I’m not naive and have a nagging feeling that if I shaved, I would be perceived differently, similarly to wearing a basketball jersey or a woolen toque in summer. We’re all being placed in personality buckets all the time. I just hope that we give each other the freedom to move between buckets.

In the end, with a nod to Indie.Arie, all I know is this: I am not my beard.


3 thoughts on “I Am Not My Beard

  1. Beards are an interesting thing. I’ve been growing various configurations of facial hair since I was 16. Goatees of varying lengths and thickness, beards both trimmed and wild and when I shave a beard off I’ve tried on other more obscure styles for size. Usually I let my hair grow out longer when the beard is in effect, though right now I’m sporting short hair with massive beard. Like you, my beard growing stems almost entirely out of laziness. My 5 o’clock shadow is the equivalent of the average man’s weekly growth.

    I’ve also experienced the questions, though usually what I get is, “how does your wife feel about it?” Luckily my wife is indifferent, or at least that’s what she tells me. Though I’m pretty sure that she’s secretly happy when I finally shave off the full beard every Spring as the weather gets warmer.

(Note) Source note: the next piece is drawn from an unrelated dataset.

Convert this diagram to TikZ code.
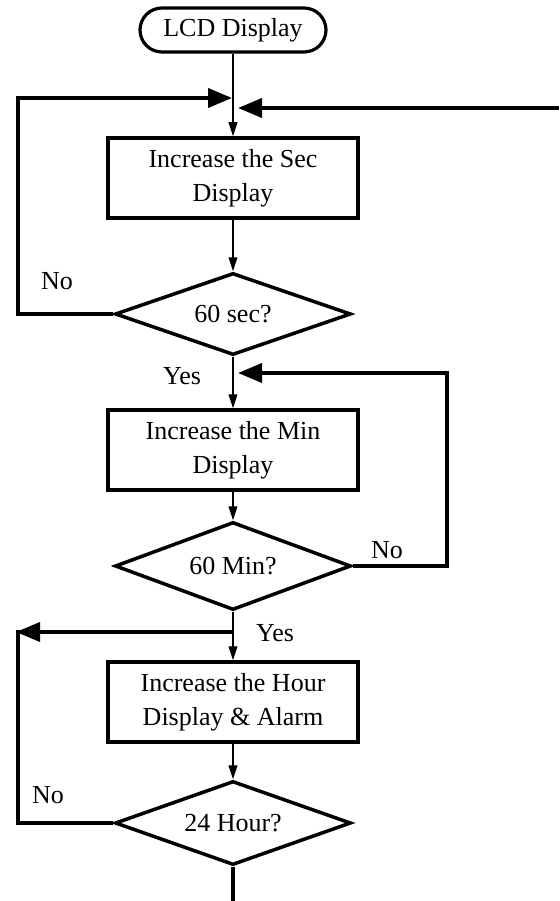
\documentclass[tikz,border=0pt]{standalone}
\usepackage{fontspec}
\setmainfont{Liberation Serif}
\usetikzlibrary{shapes.geometric,arrows.meta}
\begin{document}
\begin{tikzpicture}[x=1pt,y=-1pt,
  every node/.style={font=\fontsize{26}{34}\selectfont},
  term/.style={draw,line width=3.2pt,rounded corners=22pt,minimum width=186pt,minimum height=44pt,inner sep=0pt},
  procbox/.style={draw,line width=3.5pt,minimum width=250pt,minimum height=80pt,align=center,inner sep=0pt},
  decision/.style={draw,diamond,aspect=2.8,line width=3.5pt,minimum width=236pt,minimum height=84pt,inner sep=0pt},
  flow/.style={line width=1.1pt,-{Triangle[length=14pt,width=9pt]}},
  loopline/.style={line width=3.8pt},
  looparrow/.style={line width=3.8pt,-{Triangle[length=24pt,width=19pt]}},
  lbl/.style={inner sep=0pt}]
\useasboundingbox (0,0) rectangle (559,901);
\node[term] (t) at (233,30) {LCD Display};
\node[procbox] (b1) at (233,178) {Increase the Sec\\Display};
\node[decision,minimum height=82pt] (d1) at (233,314) {60 sec?};
\node[procbox] (b2) at (233,450) {Increase the Min\\Display};
\node[decision,minimum height=88pt] (d2) at (233,566) {60 Min?};
\node[procbox] (b3) at (233,702) {Increase the Hour\\Display \& Alarm};
\node[decision] (d3) at (233,823) {24 Hour?};
% coordinates
\coordinate (m1) at (232,98);
\coordinate (m1r) at (238,108);
\coordinate (e1) at (559,108);
\coordinate (c1a) at (18,314);
\coordinate (c1b) at (18,98);
\coordinate (m2r) at (238,373);
\coordinate (c2a) at (447,566);
\coordinate (c2b) at (447,373);
\coordinate (m3) at (233,632);
\coordinate (c3a) at (16,632);
\coordinate (c3b) at (18,823);
\coordinate (bot) at (233,901);
% main flow
\draw[flow] (t.south) -- (b1.north);
\draw[flow] (b1.south) -- (d1.north);
\draw[flow] (d1.south) -- (b2.north);
\draw[flow] (b2.south) -- (d2.north);
\draw[flow] (d2.south) -- (b3.north);
\draw[flow] (b3.south) -- (d3.north);
\draw[loopline] (d3.south) -- (bot);
% loops
\draw[looparrow] (d1.west) -- (c1a) -- (c1b) -- (m1);
\draw[looparrow] (e1) -- (m1r);
\draw[looparrow] (d2.east) -- (c2a) -- (c2b) -- (m2r);
\draw[loopline] (d3.west) -- (c3b) -- (18,630);
\draw[looparrow] (m3) -- (c3a);
% labels
\node[lbl] (no1) at (57,281) {No};
\node[lbl] (yes1) at (182,376) {Yes};
\node[lbl] (no2) at (387,550) {No};
\node[lbl] (yes2) at (275,633) {Yes};
\node[lbl] (no3) at (48,795) {No};
\end{tikzpicture}
\end{document}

    I’ve also experienced that knowing nod, unspoken exchange thing that people with shared experiences do. Walking down the sidewalk and that other dude with an epic beard gives you a fracture of a smile and nod of the head in acknowledgement of my own beardedness. This reaches it’s climax when I head to Austin for SXSW Interactive. I swear Austin is the capital of facial hair. If you are ever there, head to the Mohawk to admire both the beards on the bartenders but also the portraits of men with abundant growth hanging over the bar.

    Now I’m scared to shave my beard off as I think my 5 month old daughter will freak out a bit. It’s a whole new facial hair growing challenge. We’ve been concocting elaborate schemes to shorten it slowly and finally have her watch as I shave it off in order to make a smooth transition.

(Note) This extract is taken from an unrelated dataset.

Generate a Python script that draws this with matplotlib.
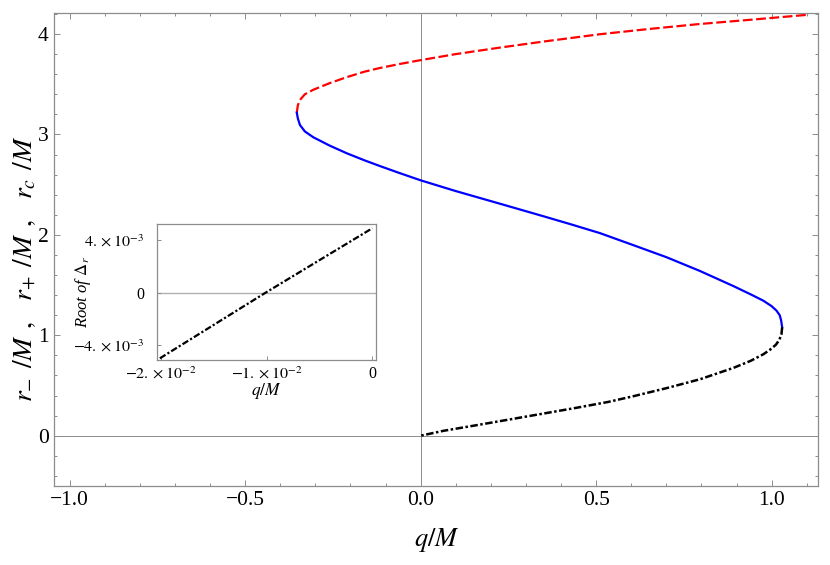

    Like I said, beards are interesting things and often come with stories and even some times strange experiences. Thanks for sharing yours!

  2. I used to dye my hair lots in high school, and it looked awful. My graduation photo is me with golden hair…not blonde, like actual gold. And later on I also had a faux-hawk, which was regrettable as well. I could go on, but the point is I was restless with hair for my whole life.

    I grew my beard when I was 27, and it changed everything. I’ve never looked back.

    I feel like people started taking me more seriously with a beard.

    Perhaps I don’t look so young or it distinguishes me somehow.

    I don’t know, because no one ever asks me about it or mentions it. I always thought that just meant that my beard really suited me. But now, having read this, I wonder…

    (Funnily enough, I have asked Rick about his beard!)

  3. Shared this story on Facebook and triggered some more discussion which made me think of something I wanted to share here.

    I work part-time helping run a conference that sees us doing events in Toronto and around the world. We have a number of regular speakers who I see once or twice a year. I’m a pretty quiet guy around new people and I found early on many of the speakers didn’t remember me from one year to the next, despite that we’d been emailing each other for months. So I tried a little experiment.

    I grew a great big beard and made sure it was in fine shape for our events. Right after our event I’d shave it off and go back to normal beardless life, but would always make sure I had the beard when I was going to see these people. I did this for two years.

    The result is that they remember me now, I’m no longer some anonymous guy who maybe looks vaguely familiar, I’m now the guy with the beard. Even when I don’t have it, they recognize me and ask if I’m going to grow it back.

    What does this mean? I have no idea, but it was an interesting social experiment for me.